5.    Shah R, Jindal A, Patel N. Acrochordons as a cutaneous sign of metabolic syndrome: a case-control study. Ann Med Health Sci Res.2014;4(2):202-205; PMID: 24761238.

6.    Oran M, Erfan G, Mete R, et al. Association of colon adenomas and skin tags: coincidence or coexistence? Eur Rev Med Pharmacol Sci.2014;18(7):1073-1077; PMID: 24763889.

7.    El Safoury O, Rashid L, Ibrahim M. A study of androgen and estrogen receptors alpha, beta in skin tags. Indian J Dermatol.2010;55(1):20-24; PMID: 20418971.

8.    Kumari R, Jaisankar TJ, Thappa DM. A clinical study of skin changes in pregnancy. Indian J Dermatol Venereol Leprol.2007;73(2):141; PMID: 17458033.

9.    Rasi A, Soltani-Arabshahi R, Shahbazi N. Skin tag as a cutaneous marker for impaired carbohydrate metabolism: a case-control study. Int J Dermatol.2007;46(11):1155-1159; PMID: 17988334.
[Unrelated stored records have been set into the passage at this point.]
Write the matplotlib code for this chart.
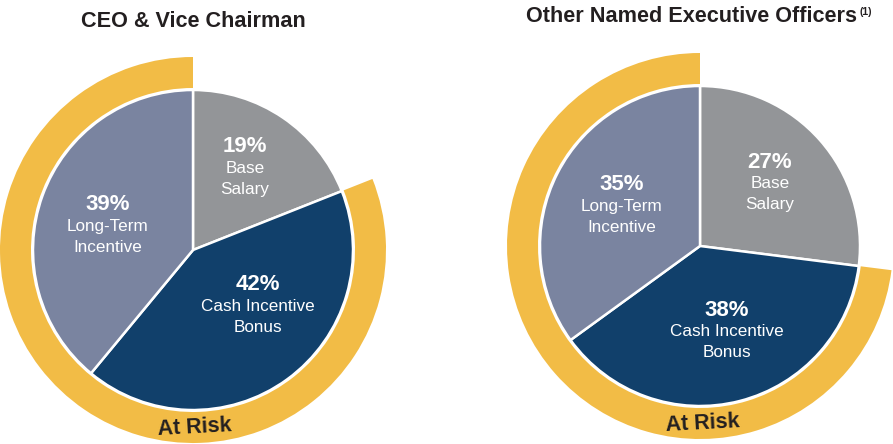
import matplotlib
matplotlib.use("Agg")
import matplotlib.pyplot as plt

# data
categories = ["Base\nSalary", "Cash Incentive\nBonus", "Long-Term\nIncentive"]
ceo_values = [19, 42, 39]
neo_values = [27, 38, 35]
titles = ["CEO & Vice Chairman", "Other Named Executive Officers"]

colors = ["#939598", "#11406b", "#7a84a0"]
gold = "#f2bc46"
dark = "#231f20"

plt.rcParams['font.family'] = ['Liberation Sans', 'DejaVu Sans']

W, H = 893, 444
fig = plt.figure(figsize=(W / 100, H / 100), dpi=100)
ax = fig.add_axes([0, 0, 1, 1])


def py(y):
    # pixel row -> data y (y axis points up)
    return H - y


def draw_pie(values, cx, cy, label_pos, risk_pos):
    center = (cx, py(cy))
    ax.pie(values, center=center, radius=160, startangle=90, counterclock=False,
           colors=colors, wedgeprops=dict(edgecolor="white", linewidth=1.8))
    # outer ring around the at-risk part (everything but base salary)
    at_risk = sum(values[1:])
    ax.pie([values[0], at_risk], center=center, radius=193, startangle=90,
           counterclock=False, colors=["none", gold],
           wedgeprops=dict(width=31, linewidth=0))
    for v, lab, (x, y) in zip(values, categories, label_pos):
        ax.text(x, py(y), f"{v}%", color="white", fontsize=16, fontweight="bold",
                ha="center", va="center")
        ax.text(x, py(y) - 32, lab, color="white", fontsize=12.3,
                ha="center", va="center", linespacing=1.45)
    ax.text(risk_pos[0], py(risk_pos[1]), "At Risk", color=dark, fontsize=15.5,
            fontweight="bold", ha="center", va="center", rotation=3)


draw_pie(ceo_values, 193, 250,
         [(245, 147), (258, 285), (108, 205)], (195, 428))
draw_pie(neo_values, 700, 246,
         [(770, 162), (727, 310), (622, 185)], (703, 424))

ax.text(193, py(22), titles[0], color=dark, fontsize=15.6, fontweight="bold",
        ha="center", va="center")
ax.text(692, py(17), titles[1], color=dark, fontsize=15.6, fontweight="bold",
        ha="center", va="center")
ax.text(859, py(12), "(1)", color=dark, fontsize=7.5, fontweight="bold",
        ha="left", va="center")

ax.set_xlim(0, W)
ax.set_ylim(0, H)
ax.set_aspect("equal")
ax.axis("off")

fig.savefig("out.png", dpi=100, facecolor="white")
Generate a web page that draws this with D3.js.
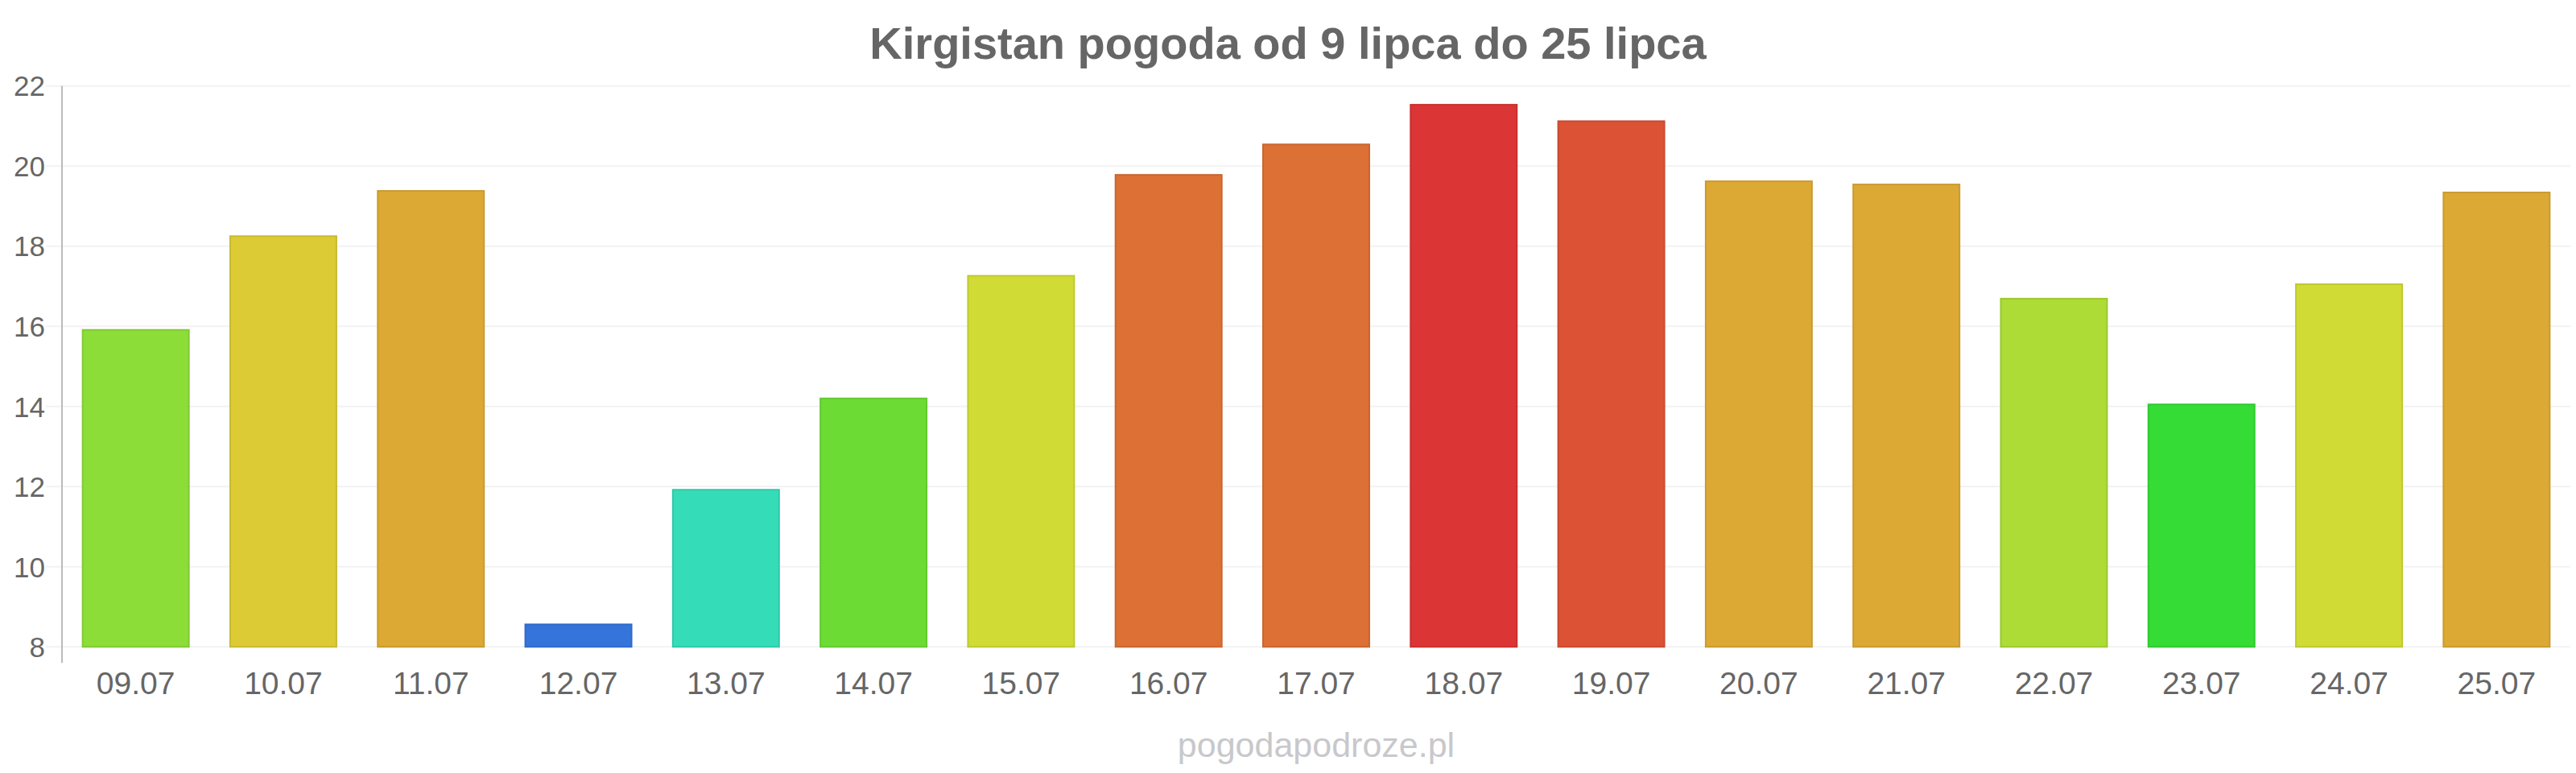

10.    Lowenstein EJ. Diagnosis and management of the dermatologic manifestations of the polycystic ovary syndrome. Dermatol Ther.2006;19(4):210-223; PMID: 17004997.

11.    Ben-Shlomo A, Melmed S. Skin manifestations in acromegaly. Clin Dermatol.2006;24(4):256-259; PMID: 16828406.

12.    Palmirotta R, Savonarola A, Ludovici G, et al. Association between Birt Hogg Dube syndrome and cancer predisposition. Anticancer Res.2010;30(3):751-757; PMID: 20392993.

13.    Schwartz RA. Acrochordon Treatment & Management. Medscape.com. Updated August 18, 2015. Accessed January 18, 2016.